Il est clair que le statut du journaliste peut être menacé par des exigences de plus en plus fortes de la part des éditeurs. Donc on peut parler de précarité par rapport à une indépendance de la profession vis-à-vis de contraintes commerciales et économiques. C’est certainement dans ce domaine que la profession connaît les plus grands dangers. Je dirais alors plutôt précarité de statut par rapport à une indépendance à revendiquer et toujours à défendre.

Comment voyez-vous le futur du journalisme en Suisse ?
R.B. : La concurrence entre journalistes est croissance constante. Il y a de plus en plus de candidats au métier, mais le nombre de postes n’augmente pas – au contraire. Cette évolution sera sans doute bénéfique au métier, car elle entraînera une augmentation de l’exigence  de qualité. J’espère en tout cas que le journalisme va envers des critères de qualité et non envers de objectifs commerciaux ou marchands, bien que cette évolution a été constatée depuis plusieures années un peu partout dans le monde. En général, il faut dire que le journalisme est un secteur de plus en plus difficile à investir. Beaucoup de candidats pour peu d’élus, d’où la nécessité d’une formation de qualité.

Avec toutes ces restructurations et licenciements collectifs, le journalisme est-il toujours un métier à recommander ?

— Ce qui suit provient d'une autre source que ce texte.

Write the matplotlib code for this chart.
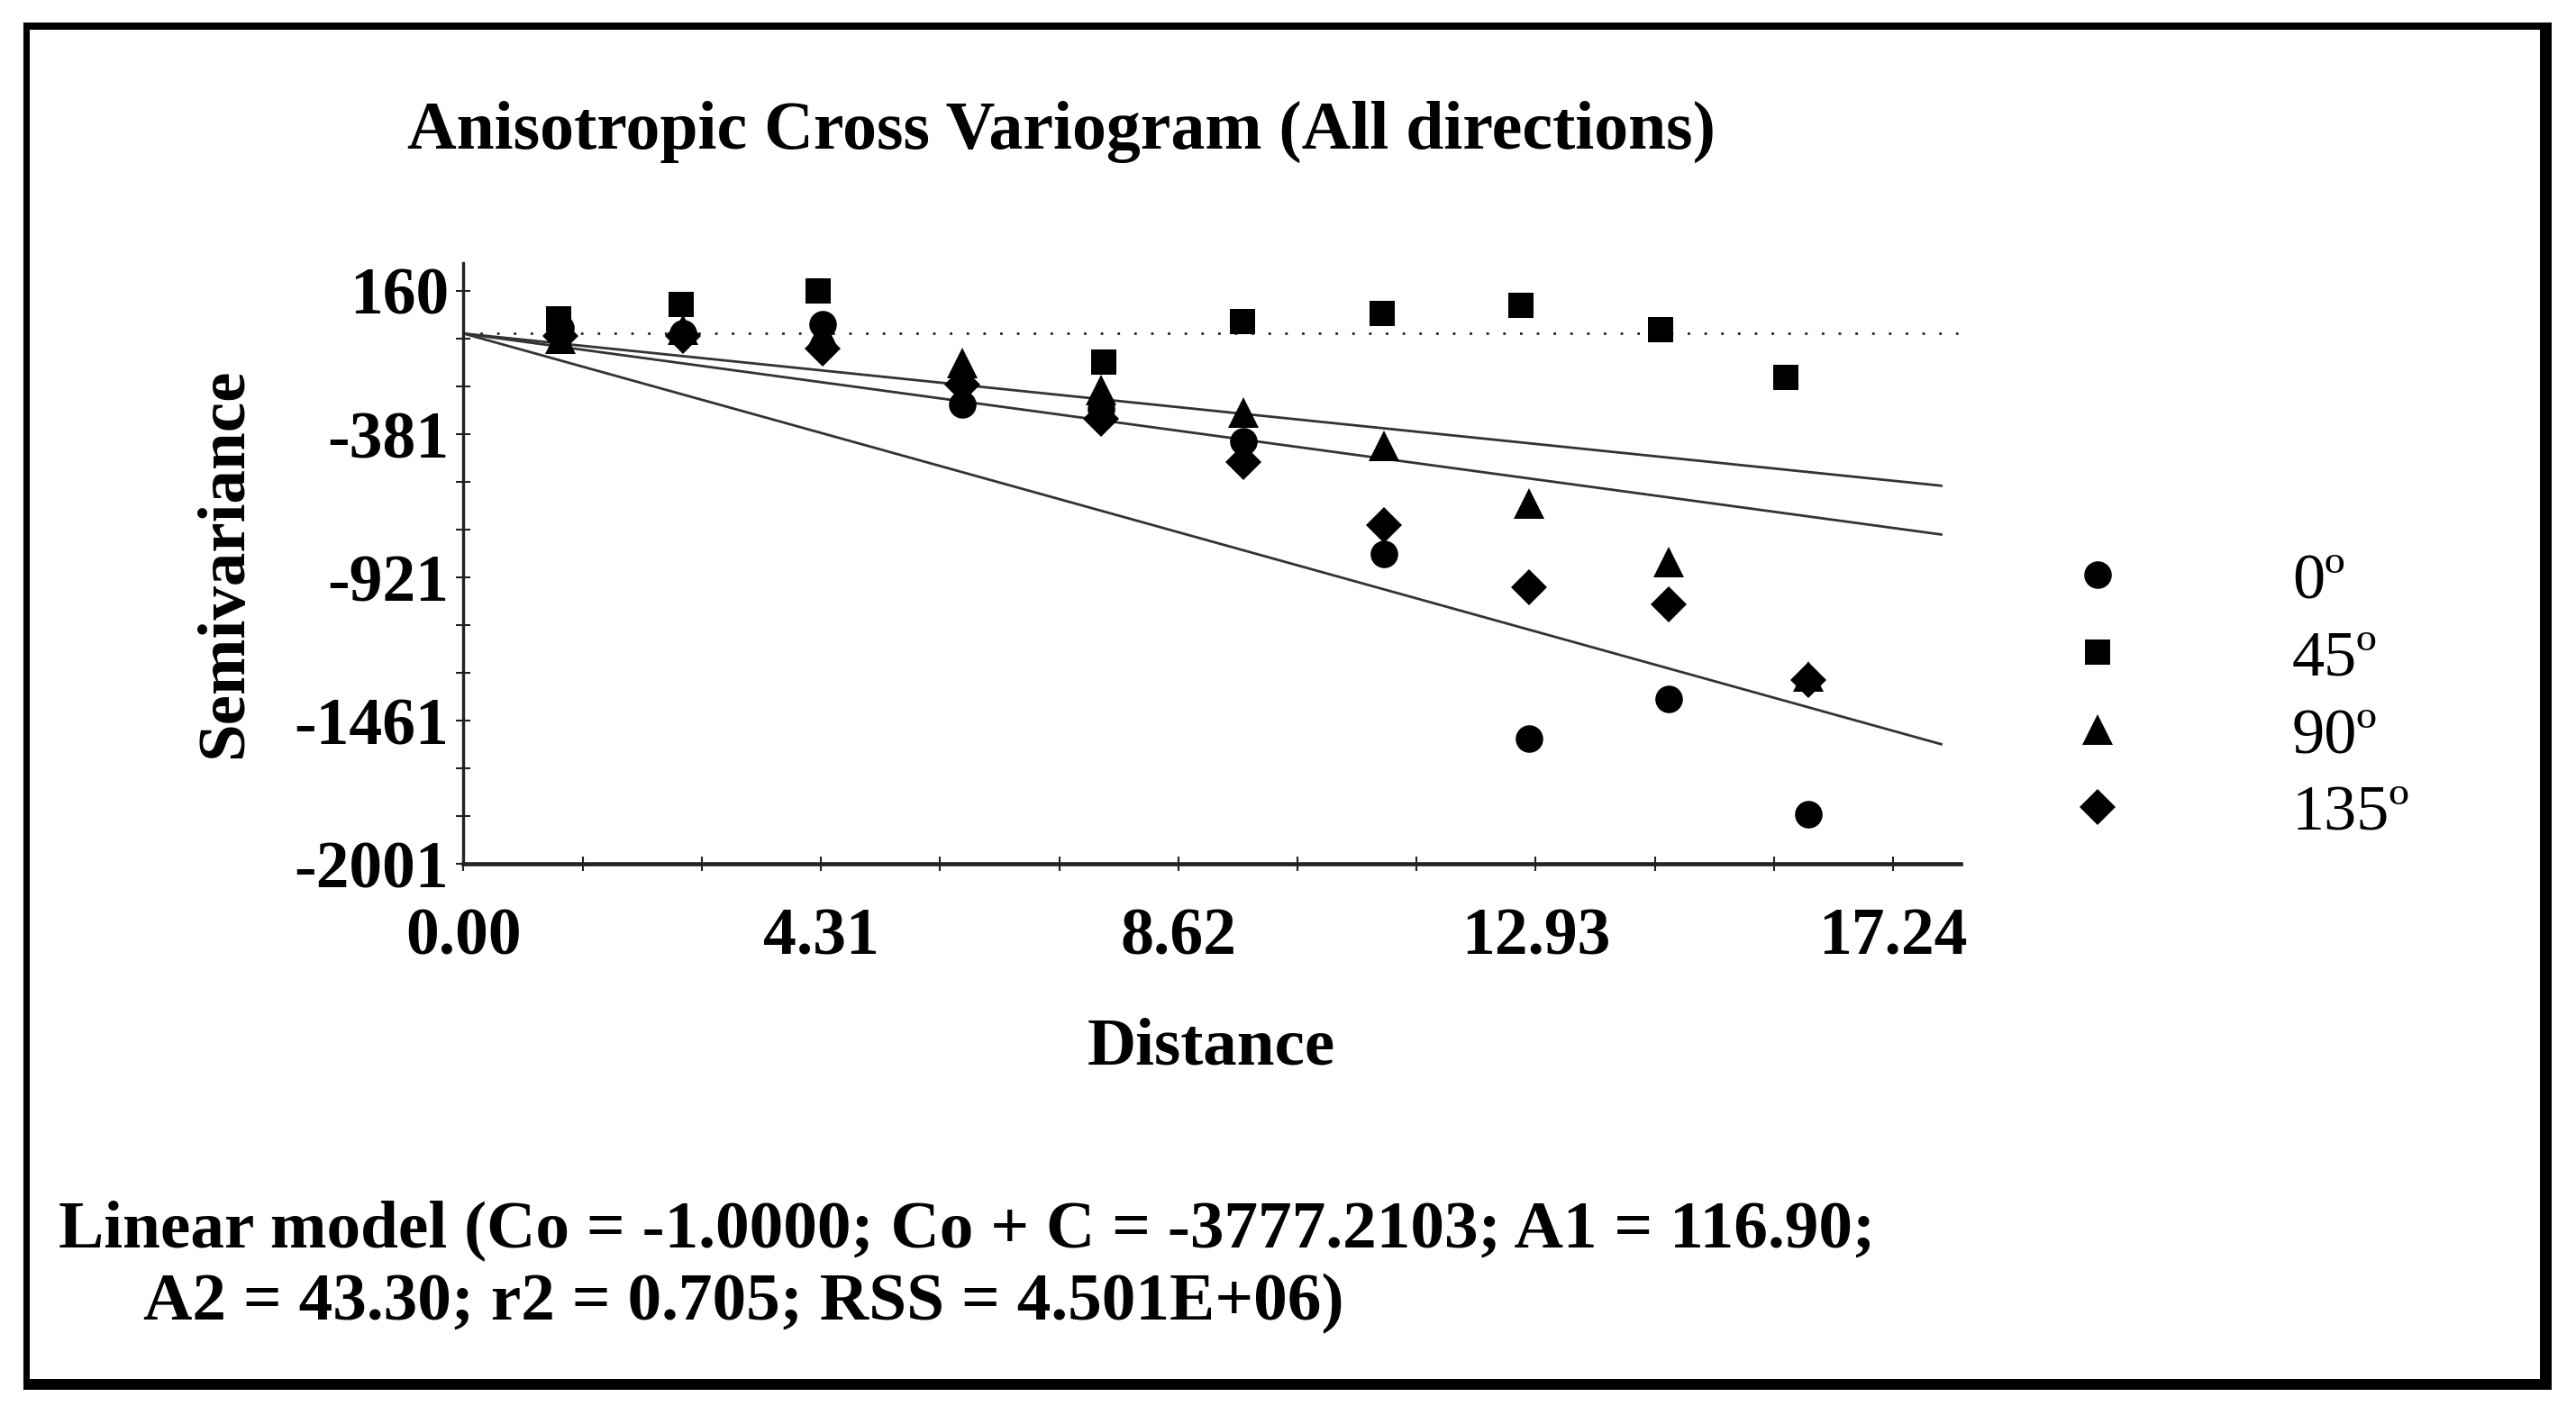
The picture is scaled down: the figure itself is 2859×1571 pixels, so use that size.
import numpy as np
import matplotlib
matplotlib.use('Agg')
import matplotlib.pyplot as plt
from matplotlib.patches import Rectangle

plt.rcParams['font.family'] = ['Liberation Serif', 'DejaVu Serif']

# Semivariance by lag
lags = [1.17, 2.65, 4.33, 6.01, 7.69, 9.40, 11.10, 12.85, 14.53, 16.22]
lags_45 = [1.15, 2.63, 4.28, 7.72, 9.39, 11.08, 12.75, 14.44, 15.95]
semi_0 = [20, 0, 34, -270, -285, -407, -832, -1528, -1378, -1813]
semi_45 = [55, 109, 160, -108, 45, 75, 106, 14, -166]
semi_90 = [-20, 15, 5, -112, -214, -298, -424, -641, -862, -1295]
semi_135 = [-10, -10, -57, -195, -322, -485, -723, -957, -1022, -1307]

# Linear model lines (start / end)
model_x = [0.0, 17.82]
model_start = -1
model_ends = [-575, -759, -1550]

x_ticks = [0.00, 4.31, 8.62, 12.93, 17.24]
y_ticks = [160, -381, -921, -1461, -2001]
labels = ['0º', '45º', '90º', '135º']

W, H = 2859, 1571
fig = plt.figure(figsize=(W / 100, H / 100), dpi=100)
ax = fig.add_axes([514.4 / W, 1 - 959 / H, (2175.6 - 514.4) / W, (959 - 292) / H])

# model lines + zero line
for y_end in model_ends:
    ax.plot(model_x, [model_start, y_end], color='#333333', lw=2.0, zorder=2)
ax.axhline(0, color='#222222', lw=2.0, linestyle=(0, (1, 5.7)), zorder=1)

h0, = ax.plot(lags, semi_0, 'o', color='black', ms=22, mew=0, zorder=3)
h45, = ax.plot(lags_45, semi_45, 's', color='black', ms=20, mew=0, zorder=3)
h90, = ax.plot(lags, semi_90, '^', color='black', ms=25, mew=0, zorder=3)
h135, = ax.plot(lags, semi_135, 'D', color='black', ms=20, mew=0, zorder=3)

ax.set_xlim(0, 18.05)
ax.set_ylim(-2001, 265)

for s in ['top', 'right']:
    ax.spines[s].set_visible(False)
ax.spines['left'].set_linewidth(2.4)
ax.spines['bottom'].set_linewidth(3.3)
ax.spines['left'].set_color('#222222')
ax.spines['bottom'].set_color('#222222')

ax.set_xticks(x_ticks)
ax.set_xticklabels(['%.2f' % v for v in x_ticks])
ax.set_xticks([a + (b - a) * k / 3 for a, b in zip(x_ticks[:-1], x_ticks[1:]) for k in (1, 2)], minor=True)
ax.set_yticks(y_ticks)
ax.set_yticklabels([str(v) for v in y_ticks])
ax.set_yticks([a + (b - a) * k / 3 for a, b in zip(y_ticks[:-1], y_ticks[1:]) for k in (1, 2)], minor=True)

ax.tick_params(axis='both', which='both', direction='inout', length=11.5, width=1.5, color='#222222')
ax.tick_params(axis='x', which='major', labelsize=53, pad=29)
ax.tick_params(axis='y', which='major', labelsize=53, pad=6)
for t in ax.get_xticklabels() + ax.get_yticklabels():
    t.set_fontweight('bold')

# texts
fig.text(452 / W, 1 - 165 / H, 'Anisotropic Cross Variogram (All directions)',
         fontsize=54.5, fontweight='bold', va='baseline', ha='left')
fig.text(1344 / W, 1 - 1181 / H, 'Distance', fontsize=54, fontweight='bold',
         va='baseline', ha='center')
fig.text(250 / W, 1 - 625 / H, 'Semivariance', fontsize=54, fontweight='bold',
         rotation=90, va='center', ha='center')
fig.text(65 / W, 1 - 1384 / H,
         'Linear model (Co = -1.0000; Co + C = -3777.2103; A1 = 116.90;',
         fontsize=54.2, fontweight='bold', va='baseline', ha='left')
fig.text(159 / W, 1 - 1465 / H,
         'A2 = 43.30; r2 = 0.705; RSS = 4.501E+06)',
         fontsize=54.2, fontweight='bold', va='baseline', ha='left')

fig.legend([h0, h45, h90, h135], labels, loc='upper left',
           bbox_to_anchor=(2292 / W, 1 - 613 / H), frameon=False,
           fontsize=52, handlelength=1.0, handletextpad=2.49,
           labelspacing=0.28, borderpad=0, borderaxespad=0, numpoints=1)

# outer frame
for x0, y0, x1, y1 in [(26, 25, 2832, 33), (26, 1531, 2832, 1543),
                       (26, 25, 33, 1543), (2819, 25, 2832, 1543)]:
    fig.add_artist(Rectangle((x0 / W, 1 - y1 / H), (x1 - x0) / W, (y1 - y0) / H,
                             transform=fig.transFigure, color='black', lw=0))

fig.savefig('out.png', dpi=100, facecolor='white')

R.B. : Bien sûr, dans la mesure où celle ou celui qui veut se lancer dans la profession est passionné. Vous pouvez interroger d’anciens journalistes ou des journalistes actuels, tous vont vous parler de la passion du métier. C’est un métier où vous ne travaillez pas de 8h00 à 17h00. Vous y travaillez 24 heures sur 24 sans compter les heures supplémentaires.  Si l’actualité le veut, vous travaillez souvent jusqu’à 23h00 ou à minuit. Donc c’est un engagement particulier par rapport à un métier traditionnel. D’un côté il y a la passion, de l’autre la mission. Informer est une mission noble. Je ne crois pas que les jeunes se désintéressent du métier parce qu’il y a toujours un mythe qui se cache derrière. Tant qu’il y aura la passion, il y aura des journalistes ! Il suffit de voir les effectifs des instituts de journalisme et de communication en Suisse qui ont explosé ces dernières années. Selon une étude faite il y a deux ou trois ans, l’inscription d’étudiants dans ces instituts a augmenté de 900% en une dizaine d’années.